# Sampling scheme for neuromorphic simulation of entangled quantum systems

**Authors:** Stefanie Czischek, Jan M. Pawlowski, Thomas Gasenzer, and Martin, G\"arttner

arXiv: 1907.12844 · 2019-12-04

## TL;DR

This paper proposes a phase reweighting sampling scheme for neuromorphic hardware to efficiently simulate entangled quantum systems, addressing computational challenges and potential hardware advantages.

## Contribution

It introduces a novel phase reweighting approach for neural quantum state sampling on neuromorphic hardware, enabling faster expectation value computation despite complex parameters.

## Key findings

- Phase reweighting can mitigate sign problems in quantum state sampling.
- Neuromorphic hardware may reduce computation times for entangled states.
- Sign problem persists, affecting computational efficiency.

## Abstract

Due to the complexity of the space of quantum many-body states the computation of expectation values by statistical sampling is, in general, a hard task. Neural network representations of such quantum states which can be physically implemented by neuromorphic hardware could enable efficient sampling. A scheme is proposed which leverages this capability to speed up sampling from so-called neural quantum states encoded by a restricted Boltzmann machine.
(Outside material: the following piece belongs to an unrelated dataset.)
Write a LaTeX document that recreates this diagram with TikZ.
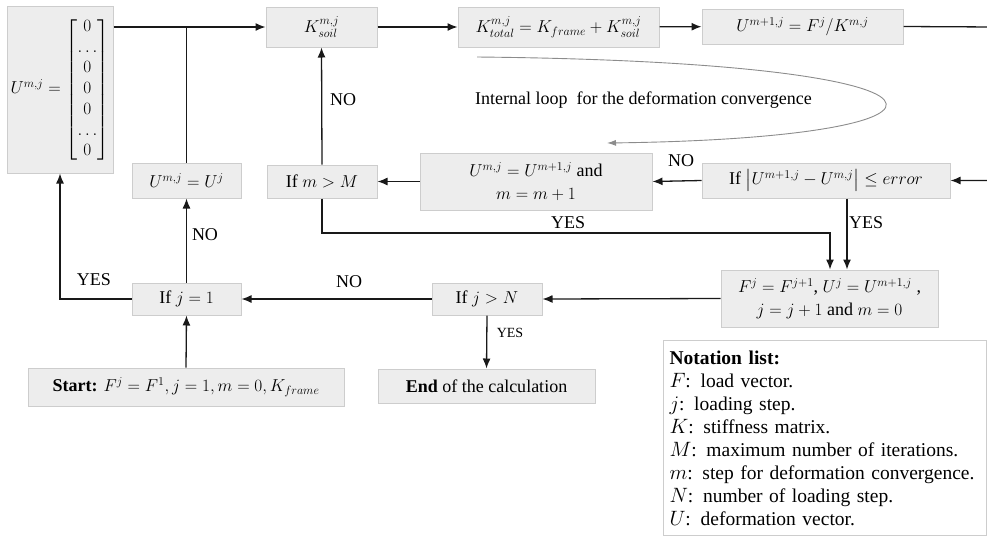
\documentclass[tikz,border=0pt]{standalone}
\usepackage{amsmath,amssymb}
\usepackage{fontspec}
\setmainfont{Liberation Serif}
\usetikzlibrary{arrows.meta,calc,positioning,shapes}
\tikzset{
  flowbox/.style = {align=center, inner sep=0pt, draw=my_edge, fill=my_fill, line width=1pt,
  font=\fontsize{18}{23}\selectfont},
  notebox/.style = {align=left, inner sep=6pt, draw=my_edge, fill=white, line width=1pt,
  font=\fontsize{19.5}{23}\selectfont},
  lbl/.style = {inner sep=1pt, font=\fontsize{18}{20}\selectfont},
  lbl_s/.style = {lbl, font=\fontsize{14}{16}\selectfont}
}
\definecolor{my_fill}{RGB}{237, 237, 237}
\definecolor{my_edge}{RGB}{205, 205, 205}
\definecolor{my_line}{RGB}{25, 25, 25}
\definecolor{my_loop}{RGB}{140, 140, 140}

\begin{document}
\begin{tikzpicture}[x=1pt,y=-1pt,>={Latex[length=10pt,width=8pt]},
        conn/.style={->, draw=my_line, line width=1.3pt},
        wire/.style={draw=my_line, line width=1.3pt}]
        \clip (0,0) rectangle (987,539);
        % boxes of the upper row
        \node [flowbox, minimum width=106pt, minimum height=167pt] (mat) at (60,89.5)
            {\renewcommand{\arraystretch}{0.9}%
             $U^{m,j}=\begin{bmatrix}0\\ \dots\\ 0\\ 0\\ 0\\ \dots\\ 0\end{bmatrix}$};
        \node [flowbox, minimum width=111pt, minimum height=40pt] (soil) at (321.5,27) {$K^{m,j}_{soil}$};
        \node [flowbox, minimum width=201pt, minimum height=40pt] (total) at (558.5,27)
            {$K^{m,j}_{total}=K_{frame}+K^{m,j}_{soil}$};
        \node [flowbox, minimum width=201pt, minimum height=35pt] (unew) at (802.5,26.5) {$U^{m+1,j}=F^j/K^{m,j}$};
        % inner loop
        \node [flowbox, minimum width=248pt, minimum height=35pt] (err) at (826,180.5)
            {If $\left|U^{m+1,j}-U^{m,j}\right|\le error$};
        \node [flowbox, minimum width=232pt, minimum height=57pt] (upd) at (536,181.5)
            {$U^{m,j}=U^{m+1,j}$ and\\ $m=m+1$};
        \node [flowbox, minimum width=110pt, minimum height=33pt] (ifm) at (322,181.5) {If $m>M$};
        \node [flowbox, minimum width=109pt, minimum height=35pt] (uj) at (186.5,180.5) {$U^{m,j}=U^j$};
        % outer loop
        \node [flowbox, minimum width=109pt, minimum height=32pt] (ifj1) at (186.5,299) {If $j=1$};
        \node [flowbox, minimum width=110pt, minimum height=32pt] (ifjN) at (487,299) {If $j>N$};
        \node [flowbox, minimum width=217pt, minimum height=57pt] (fnext) at (829.5,298.5)
            {$F^j=F^{j+1}$, $U^j=U^{m+1,j}$ ,\\ $j=j+1$ and $m=0$};
        \node [flowbox, minimum width=316pt, minimum height=38pt] (start) at (186,387)
            {\textbf{Start:} $F^j=F^1, j=1, m=0, K_{frame}$};
        \node [flowbox, minimum width=217pt, minimum height=34pt] (end) at (486.5,386)
            {\textbf{End} of the calculation};
        \node [notebox, anchor=north west, text width=311pt, minimum height=195pt] (notes) at (663,340)
            {\textbf{Notation list:}\\
             $F$: load vector.\\
             $j$: loading step.\\
             $K$: stiffness matrix.\\
             $M$: maximum number of iterations.\\
             $m$: step for deformation convergence.\\
             $N$: number of loading step.\\
             $U$: deformation vector.};
        % connectors
        \coordinate (rt) at (995,27);
        \coordinate (yb) at (830,233);
        \coordinate (loop_a) at (477,57);
        \coordinate (loop_b) at (607,143);
        \draw [conn] (mat.east |- soil.west) -- (soil.west);
        \draw [wire] (uj.north) -- (uj.north |- soil.west);
        \draw [conn] (soil) -- (total);
        \draw [conn] (total) -- (unew);
        \draw [conn] (unew.east) -- (rt) |- (err.east);
        \draw [conn] (err.west) -- (upd.east);
        \draw [conn] (upd.west) -- (ifm.east);
        \draw [conn] (ifm.north) -- (soil.south);
        \draw [conn] (ifm.south) |- (yb) -- (yb |- fnext.north);
        \draw [conn] ([xshift=21pt]err.south) -- ([xshift=21pt]err.south |- fnext.north);
        \draw [conn] (fnext.west) -- (ifjN.east);
        \draw [conn] (ifjN.west) -- (ifj1.east);
        \draw [conn] (ifjN.south) -- (end.north);
        \draw [conn] (start.north) -- (ifj1.south);
        \draw [conn] (ifj1.north) -- (uj.south);
        \draw [conn] (ifj1.west) -| (mat.south);
        \draw [->, my_loop, line width=0.9pt, >={Latex[length=9pt,width=6pt]}]
            (loop_a) .. controls (997,62) and (997,138) .. (loop_b);
        % labels
        \node [lbl] (loop_txt) at (643.5,100) {Internal loop\ \ for the deformation convergence};
        \node [lbl] (no_err) at (681,161) {NO};
        \node [lbl] (no_m) at (343,100) {NO};
        \node [lbl] (yes_m) at (568,223) {YES};
        \node [lbl] (yes_err) at (866,223) {YES};
        \node [lbl] (no_N) at (349,282) {NO};
        \node [lbl_s] (yes_N) at (510,333) {YES};
        \node [lbl] (no_j1) at (205,235) {NO};
        \node [lbl] (yes_j1) at (94,280) {YES};
\end{tikzpicture}
\end{document}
Due to the complex network parameters a direct hardware implementation is not feasible. We overcome this problem by considering a phase reweighting scheme for sampling expectation values of observables. Applying our method to a set of paradigmatic entangled quantum states we find that, in general, the phase-reweighted sampling is subject to a form of sign problem, which renders the sampling computationally costly. The use of neuromorphic chips could allow reducing computation times and thereby extend the range of tractable system sizes.